Od dawna zafascynowana kultową ceramiką z Bolesławca ma jej imponującą kolekcję, a nawet leżaki i… paznokcie w bolesławieckie białe kropki na kobaltowym tle. Postanowiła więc robić pierniki, które będą pasowały do tejże ceramiki.

- Jedną z moich ulubionych inspiracji jest ceramika z Bolesławca. Żeby otrzymać lukier w odpowiednim kolorze mieszam dwa odcienie niebieskiego barwnika. W sieci jest mnóstwo podobnych do mnie „bolkomaniaczek”, które dostrzegły moje pierniki. Dużo zamówień otrzymuję od sklepów oferujących ceramikę bolesławiecką, które dołączają moje pierniczki do przesyłek do swoich klientów jako słodkie podziękowanie za zamówienie – mówi.

Zamówienia przychodzą nie tylko z Polski. Zdarzyło się jej już wysyłać swoje pierniki do Austrii, a nawet do USA.

Pierniki zauważono i doceniono nie tylko tam.

Danuta Ścibor niedawno, bo w grudniu zajęła drugie miejsce w zorganizowanym przez Małopolski Ośrodek Doradztwa Rolniczego konkursie „Kobieta innowacyjna a przedsiębiorczość na obszarach wiejskich” w kategorii Innowacyjny produkt lokalny.

W pandemii zrodził się piernikowy biznes, ale z pandemii wyciągnęła jeszcze jedną lekcję, a mianowicie, że agroturystyka nie musi wcale oznaczać jedynie wczasów. Że można przyjechać do gospodarstwa na jeden dzień, nawet nie zostawać na noc. Można zjeść obiad, albo tylko napić się kawy i zjeść domowe ciasto. Zimą usiąść w ogrodzie zimowym i popatrzeć chociażby na ptaki, które na zewnątrz zlatują się do karmników, a latem na ogród, jaki może pamięta się z domu babci. Z myślą o klientach zamówiła leżaki (te w bolesławiecki wzór). Czeka też na witrynę, którą robi dla niej stolarz, a w której wyeksponuje swoją ukochaną ceramikę.

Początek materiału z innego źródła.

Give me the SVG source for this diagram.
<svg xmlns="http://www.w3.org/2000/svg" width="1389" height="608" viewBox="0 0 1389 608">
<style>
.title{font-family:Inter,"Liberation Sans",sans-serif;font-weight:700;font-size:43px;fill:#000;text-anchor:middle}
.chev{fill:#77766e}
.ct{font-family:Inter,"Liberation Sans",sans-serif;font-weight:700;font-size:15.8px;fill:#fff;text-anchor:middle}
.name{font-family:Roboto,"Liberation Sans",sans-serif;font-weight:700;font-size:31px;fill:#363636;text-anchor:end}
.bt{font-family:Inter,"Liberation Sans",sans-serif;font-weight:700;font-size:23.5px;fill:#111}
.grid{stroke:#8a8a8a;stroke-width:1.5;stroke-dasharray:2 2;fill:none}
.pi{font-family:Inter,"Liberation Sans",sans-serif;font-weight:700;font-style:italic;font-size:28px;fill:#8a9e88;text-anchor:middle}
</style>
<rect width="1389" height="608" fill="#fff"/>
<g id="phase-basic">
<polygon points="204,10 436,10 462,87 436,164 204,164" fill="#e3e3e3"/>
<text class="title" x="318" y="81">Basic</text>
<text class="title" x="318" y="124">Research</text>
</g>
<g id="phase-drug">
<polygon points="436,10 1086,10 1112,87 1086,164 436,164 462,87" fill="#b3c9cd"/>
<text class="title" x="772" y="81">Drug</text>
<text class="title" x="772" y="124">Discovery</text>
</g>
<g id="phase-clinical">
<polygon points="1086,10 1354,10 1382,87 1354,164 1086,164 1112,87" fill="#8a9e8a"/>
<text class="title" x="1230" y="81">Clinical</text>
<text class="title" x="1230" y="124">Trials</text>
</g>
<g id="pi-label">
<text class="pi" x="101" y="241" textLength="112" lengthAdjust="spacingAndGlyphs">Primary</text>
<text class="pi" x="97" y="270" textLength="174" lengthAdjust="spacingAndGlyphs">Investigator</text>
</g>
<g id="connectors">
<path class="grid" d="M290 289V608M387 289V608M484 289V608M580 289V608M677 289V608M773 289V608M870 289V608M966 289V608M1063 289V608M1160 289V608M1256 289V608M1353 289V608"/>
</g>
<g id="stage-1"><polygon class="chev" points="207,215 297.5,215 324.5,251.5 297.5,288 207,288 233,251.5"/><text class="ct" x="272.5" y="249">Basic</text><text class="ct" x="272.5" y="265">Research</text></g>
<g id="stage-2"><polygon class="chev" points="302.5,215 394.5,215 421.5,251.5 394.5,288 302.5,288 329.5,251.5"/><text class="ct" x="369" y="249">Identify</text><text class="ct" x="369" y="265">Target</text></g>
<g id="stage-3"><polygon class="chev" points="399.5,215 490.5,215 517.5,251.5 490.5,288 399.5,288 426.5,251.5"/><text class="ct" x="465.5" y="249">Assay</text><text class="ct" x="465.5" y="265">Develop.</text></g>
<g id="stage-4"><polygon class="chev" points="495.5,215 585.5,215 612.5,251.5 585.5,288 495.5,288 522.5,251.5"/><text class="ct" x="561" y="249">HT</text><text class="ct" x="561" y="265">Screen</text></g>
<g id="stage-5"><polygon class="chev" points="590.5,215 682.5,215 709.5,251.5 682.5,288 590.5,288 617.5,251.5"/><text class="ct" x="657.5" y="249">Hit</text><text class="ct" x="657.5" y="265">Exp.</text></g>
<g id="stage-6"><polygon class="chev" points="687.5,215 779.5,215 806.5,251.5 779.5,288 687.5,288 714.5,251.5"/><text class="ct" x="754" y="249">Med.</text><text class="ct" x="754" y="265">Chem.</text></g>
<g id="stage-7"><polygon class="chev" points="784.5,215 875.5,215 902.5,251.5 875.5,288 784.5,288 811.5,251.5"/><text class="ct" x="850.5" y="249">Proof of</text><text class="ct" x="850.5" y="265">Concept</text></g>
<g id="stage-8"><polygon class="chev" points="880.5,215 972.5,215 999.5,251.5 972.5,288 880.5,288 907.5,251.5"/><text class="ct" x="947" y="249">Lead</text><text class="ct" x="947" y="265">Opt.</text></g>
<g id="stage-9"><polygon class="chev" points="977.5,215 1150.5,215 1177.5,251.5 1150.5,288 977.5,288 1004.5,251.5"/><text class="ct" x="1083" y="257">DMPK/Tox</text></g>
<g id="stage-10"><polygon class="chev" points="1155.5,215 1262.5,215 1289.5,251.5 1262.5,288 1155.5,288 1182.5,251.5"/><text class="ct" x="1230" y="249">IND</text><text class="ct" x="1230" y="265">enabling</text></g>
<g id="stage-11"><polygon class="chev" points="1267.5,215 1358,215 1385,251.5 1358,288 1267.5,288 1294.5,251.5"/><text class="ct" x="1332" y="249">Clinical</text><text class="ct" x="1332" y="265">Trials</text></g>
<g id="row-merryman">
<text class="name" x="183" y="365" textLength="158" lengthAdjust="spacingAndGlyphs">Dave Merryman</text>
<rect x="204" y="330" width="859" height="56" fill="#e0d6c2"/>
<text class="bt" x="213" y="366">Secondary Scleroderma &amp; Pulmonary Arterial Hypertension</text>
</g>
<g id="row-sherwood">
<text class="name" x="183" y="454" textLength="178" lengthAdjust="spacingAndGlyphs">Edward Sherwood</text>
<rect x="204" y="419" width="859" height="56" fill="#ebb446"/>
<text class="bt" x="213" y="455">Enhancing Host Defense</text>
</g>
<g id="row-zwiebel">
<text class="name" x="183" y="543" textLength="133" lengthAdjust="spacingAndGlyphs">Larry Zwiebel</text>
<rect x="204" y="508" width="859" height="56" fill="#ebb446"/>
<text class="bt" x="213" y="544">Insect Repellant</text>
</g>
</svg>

- Za radą syna chcę do niej wstawić kubki, tak aby klienci mogli sami wybrać sobie ten, w których chcą aby podać im kawę lub herbatę – opowiada.

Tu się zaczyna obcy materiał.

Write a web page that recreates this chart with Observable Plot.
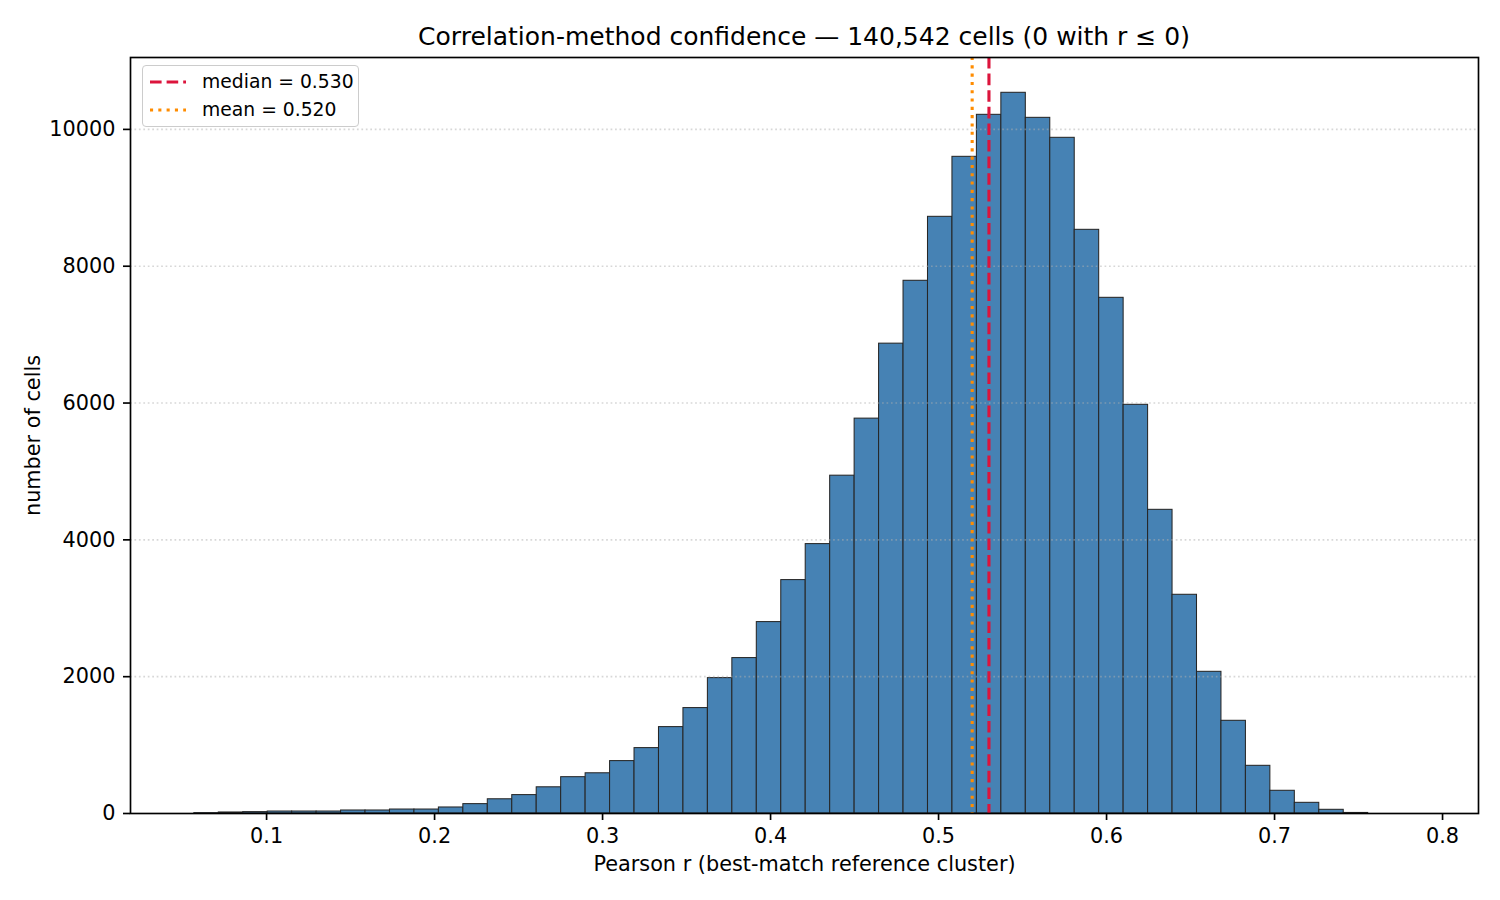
<!DOCTYPE html>
<html>
<head>
<meta charset="utf-8">
<script src="https://cdn.jsdelivr.net/npm/d3@7"></script>
<script src="https://cdn.jsdelivr.net/npm/@observablehq/plot@0.6"></script>
<style>
  html, body { margin: 0; padding: 0; background: white; }
  #wrap { position: relative; width: 1500px; height: 900px; font-family: "DejaVu Sans", sans-serif; color: black; }
  #title { position: absolute; left: 130px; width: 1348px; top: 21px; text-align: center; font-size: 25px; line-height: 32px; white-space: nowrap; }
  #legend { position: absolute; left: 142px; top: 65px; width: 217px; height: 62px; box-sizing: border-box;
            background: rgba(255,255,255,0.8); border: 1.2px solid #cccccc; border-radius: 4px; font-size: 18.75px; }
  .lg-row { position: absolute; left: 0; height: 24px; display: flex; align-items: center; }
  .lg-row svg { margin-left: 6px; }
  .lg-row span { margin-left: 15px; line-height: 24px; }
</style>
</head>
<body>
<div id="wrap">
  <div id="chart"></div>
  <div id="title"></div>
  <div id="legend"></div>
</div>
<script>
// ---- data ----
const binStart = 0.0570;          // left edge of first bin (Pearson r)
const binWidth = 0.014557;        // bin width
const counts = [5, 15, 20, 29, 29, 29, 44, 44, 58, 58, 88, 137,
  208, 269, 383, 531, 588, 766, 956, 1263, 1541, 1979, 2272, 2798, 3412, 3938, 4938, 5772, 6868,
  7787, 8722, 9599, 10213, 10535, 10169, 9877, 8532, 7538,
  5974, 4439, 3197, 2071, 1355, 697, 332, 156, 54, 8];
const medianValue = 0.530;
const meanValue = 0.520;
const xTicks = [0.1, 0.2, 0.3, 0.4, 0.5, 0.6, 0.7, 0.8];
const yTicks = [0, 2000, 4000, 6000, 8000, 10000];
const xDomain = [0.0190, 0.8214];
const yDomain = [0, 11051];
const titleText = "Correlation-method confidence — 140,542 cells (0 with r ≤ 0)";
const xLabel = "Pearson r (best-match reference cluster)";
const yLabel = "number of cells";
const legendItems = [
  {label: "median = 0.530", color: "crimson", dash: "11.6,5"},
  {label: "mean = 0.520", color: "darkorange", dash: "3.1,5.2"}
];

const bins = counts.map((c, i) => ({x1: binStart + i * binWidth, x2: binStart + (i + 1) * binWidth, count: c}));

const chart = Plot.plot({
  width: 1500,
  height: 900,
  marginLeft: 130,
  marginRight: 22,
  marginTop: 57,
  marginBottom: 87,
  style: {fontFamily: "DejaVu Sans, sans-serif", fontSize: "20.8px", color: "black", background: "white"},
  x: {domain: xDomain},
  y: {domain: yDomain},
  marks: [
    Plot.rectY(bins, {x1: "x1", x2: "x2", y: "count", fill: "steelblue", stroke: "#262626", strokeWidth: 1.04}),
    Plot.gridY(yTicks.filter(d => d > 0), {stroke: "#b0b0b0", strokeOpacity: 0.5, strokeWidth: 1.67, strokeDasharray: "1.7,2.75"}),
    Plot.ruleX([meanValue], {stroke: "darkorange", strokeWidth: 3.1, strokeDasharray: "3.1,5.2"}),
    Plot.ruleX([medianValue], {stroke: "crimson", strokeWidth: 3.1, strokeDasharray: "11.6,5"}),
    Plot.axisX({ticks: xTicks, tickFormat: d3.format(".1f"), tickSize: 7, tickPadding: 8, strokeWidth: 1.67,
      label: xLabel, labelAnchor: "center", labelArrow: "none", labelOffset: 57, fontSize: 20.8}),
    Plot.axisY({ticks: yTicks, tickFormat: d => String(d), tickSize: 7, tickPadding: 8, strokeWidth: 1.67,
      label: yLabel, labelAnchor: "center", labelArrow: "none", labelOffset: 105, fontSize: 20.8}),
    Plot.frame({stroke: "black", strokeWidth: 1.67})
  ]
});
document.getElementById("chart").appendChild(chart);
document.getElementById("title").textContent = titleText;

const legend = document.getElementById("legend");
legendItems.forEach((item, i) => {
  const row = document.createElement("div");
  row.className = "lg-row";
  row.style.top = (4 + i * 28) + "px";
  row.innerHTML = `<svg width="38" height="10"><line x1="1" y1="5" x2="37" y2="5" stroke="${item.color}" stroke-width="3.1" stroke-dasharray="${item.dash}"/></svg><span>${item.label}</span>`;
  legend.appendChild(row);
});
</script>
</body>
</html>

Kawiarenka w „Sciborówce” już działa, a pani Danuta wkrótce wybiera się na kurs baristyczny, bo marzy jej się nauka malowania na kawie wzorów z mleka.

Pomysłów i zapału jej nie brakuje.

- Syn zachęca mnie do prowadzenia relacji na żywo w mediach społecznościowych. Jeszcze tego nie robiłam, ale chcę spróbować sprzedaży na żywo – mówi.

Recepta na sukces to jej zdaniem rozwój i nie zamykanie się na nowości, także te technologiczne.

Danuta mówi: - Staram się jak najwięcej czerpać od młodych, czerpać od nich wiedzę i energię. Z uwagą słucham gdzie jeżdżą, na co zwracają uwagę, czego oczekują od miejsc, które odwiedzają. Zwyczajnie uczę się od nich. I myślę, że tak trzeba, bo inaczej zostaniemy w tyle... i tyle. Ale to nie znaczy, że odcinam się od tego co stare, dobre i sprawdzone. Przykładami na to są moja kuchnia, w której piekę też staromodne ciastka z maszynki, robię blok czekoladowy i pierogi z pokrzywą, oraz mój ogród, gdzie zamiast tuj mam piwonie, nasturcje, ostróżki, konwalie i oset.